Banty “Seamus” McEnaney, the first outsider ever to be given the task of showing Meath people how to play football, was hardly a unanimous choice in the county when he took the job last year, and having already admitted he was unsure of whether the County Board had enough cash to keep him in the job he really had the heart for another year, it looked like the time had come for a parting of the ways.
Popping the corks on champagne bottles is a regular occurrence on Monday mornings in parts of Meath – they don’t call it the Royal County for nothing – but before they did so, they would have read on just to make sure.
And it seems the only McEnaney heading anywhere in the near future is Seamus’s brother Pat, the referee.
Quoted in the Mail on Sunday at the weekend – so we got ourselves worked up over something that isn’t even new news? – he said, “It’s coming to a stage in my life where the National League doesn’t excite me anymore. It’s a bit like an inter-county player, when he doesn’t want to play the National League, but he’ll play championship. Once that begins to happen it’s time to look at where you’re going.
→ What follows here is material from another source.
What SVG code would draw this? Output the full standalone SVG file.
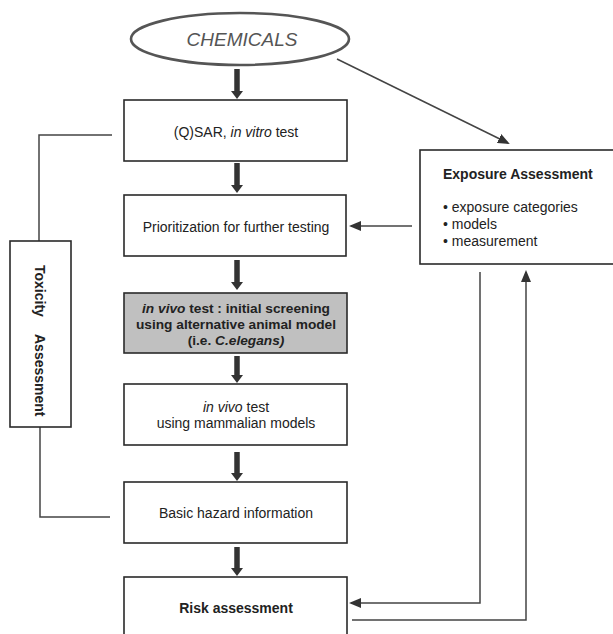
<svg xmlns="http://www.w3.org/2000/svg" width="613" height="634" viewBox="0 0 613 634">
<style>
text{font-family:"Liberation Sans",Arial,sans-serif;fill:#222;font-size:14px}
.box{fill:#fff;stroke:#2a2a2a;stroke-width:1.6}
.gray{fill:#c0c0c0}
.c{text-anchor:middle}
.b{font-weight:bold}
.i{font-style:italic}
.sm{font-size:13.7px}
.thick{stroke:#333;stroke-width:5.5;fill:none;marker-end:url(#hd)}
.thin{stroke:#444;stroke-width:1.5;fill:none}
.thinA{marker-end:url(#ha)}
</style>
<defs>
<marker id="hd" viewBox="0 0 8 12" markerWidth="8" markerHeight="12" refX="2" refY="6" orient="auto" markerUnits="userSpaceOnUse"><path d="M0,0 L8,6 L0,12 z" fill="#333"/></marker>
<marker id="ha" viewBox="0 0 12 10" markerWidth="12" markerHeight="10" refX="10" refY="5" orient="auto" markerUnits="userSpaceOnUse"><path d="M0,0 L12,5 L0,10 z" fill="#333"/></marker>
</defs>
<rect width="613" height="634" fill="#fff"/>
<g id="connectors">
<line class="thick" x1="237" y1="69" x2="237" y2="93"/>
<line class="thick" x1="237" y1="163" x2="237" y2="187"/>
<line class="thick" x1="237" y1="260" x2="237" y2="284"/>
<line class="thick" x1="237" y1="356" x2="237" y2="377"/>
<line class="thick" x1="237" y1="452" x2="237" y2="475"/>
<line class="thick" x1="237" y1="547" x2="237" y2="570"/>
<line class="thin thinA" x1="337" y1="59" x2="508" y2="143"/>
<line class="thin thinA" x1="412" y1="226" x2="351" y2="226"/>
<polyline class="thin thinA" points="480,272 480,603 351,603"/>
<polyline class="thin thinA" points="352,620 526,620 526,272"/>
<polyline class="thin" points="39,241 39,135 112,135"/>
<polyline class="thin" points="40,427 40,517 110,517"/>
</g>
<g id="chemicals">
<ellipse cx="240" cy="39" rx="109" ry="26" fill="#fff" stroke="#555" stroke-width="2.6"/>
<text x="242" y="46" class="c i" style="font-size:19px;fill:#555">CHEMICALS</text>
</g>
<g id="qsar">
<rect class="box" x="124" y="100" width="223" height="61"/>
<text x="236" y="137" class="c">(Q)SAR, <tspan class="i">in vitro</tspan> test</text>
</g>
<g id="prioritization">
<rect class="box" x="124" y="195" width="222" height="61"/>
<text x="236" y="232" class="c">Prioritization for further testing</text>
</g>
<g id="invivo-screening">
<rect class="box gray" x="124" y="293" width="223" height="60"/>
<text x="236" y="313" class="c b sm"><tspan class="i">in vivo</tspan> test : initial screening</text>
<text x="236" y="329" class="c b sm">using alternative animal model</text>
<text x="236" y="345" class="c b sm">(i.e. <tspan class="i">C.elegans)</tspan></text>
</g>
<g id="invivo-mammalian">
<rect class="box" x="124" y="384" width="223" height="61"/>
<text x="236" y="412" class="c"><tspan class="i">in vivo</tspan> test</text>
<text x="236" y="428" class="c">using mammalian models</text>
</g>
<g id="hazard">
<rect class="box" x="124" y="482" width="223" height="61"/>
<text x="236" y="518" class="c">Basic hazard information</text>
</g>
<g id="risk">
<rect class="box" x="124" y="577" width="223" height="70"/>
<text x="236" y="613" class="c b">Risk assessment</text>
</g>
<g id="exposure">
<rect class="box" x="420" y="150" width="200" height="114"/>
<text x="443" y="179" class="b">Exposure Assessment</text>
<text x="443" y="212">• exposure categories</text>
<text x="443" y="229">• models</text>
<text x="443" y="246">• measurement</text>
</g>
<g id="toxicity">
<rect class="box" x="10" y="241" width="61" height="186"/>
<text transform="translate(35,0) rotate(90)" class="b"><tspan x="265" y="0">Toxicity</tspan><tspan x="334" y="0">Assessment</tspan></text>
</g>
</svg>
“It’s only the championship matches and the cut grass that gets me. While the thought of going up to referee Derry and Tyrone in the National League might excite a young referee, it takes the championship to excite me at the minute.
“I need to move on. I need to do other things. I’m doing a lot of cycling at the minute, a bit of mountain-climbing, kayaking – stuff that I never had time to do in my life. I’ve a couple of good juvenile teams I’m looking after. That’s going well. Refereeing is a bit of an individual thing; it’s a bit mé féin.”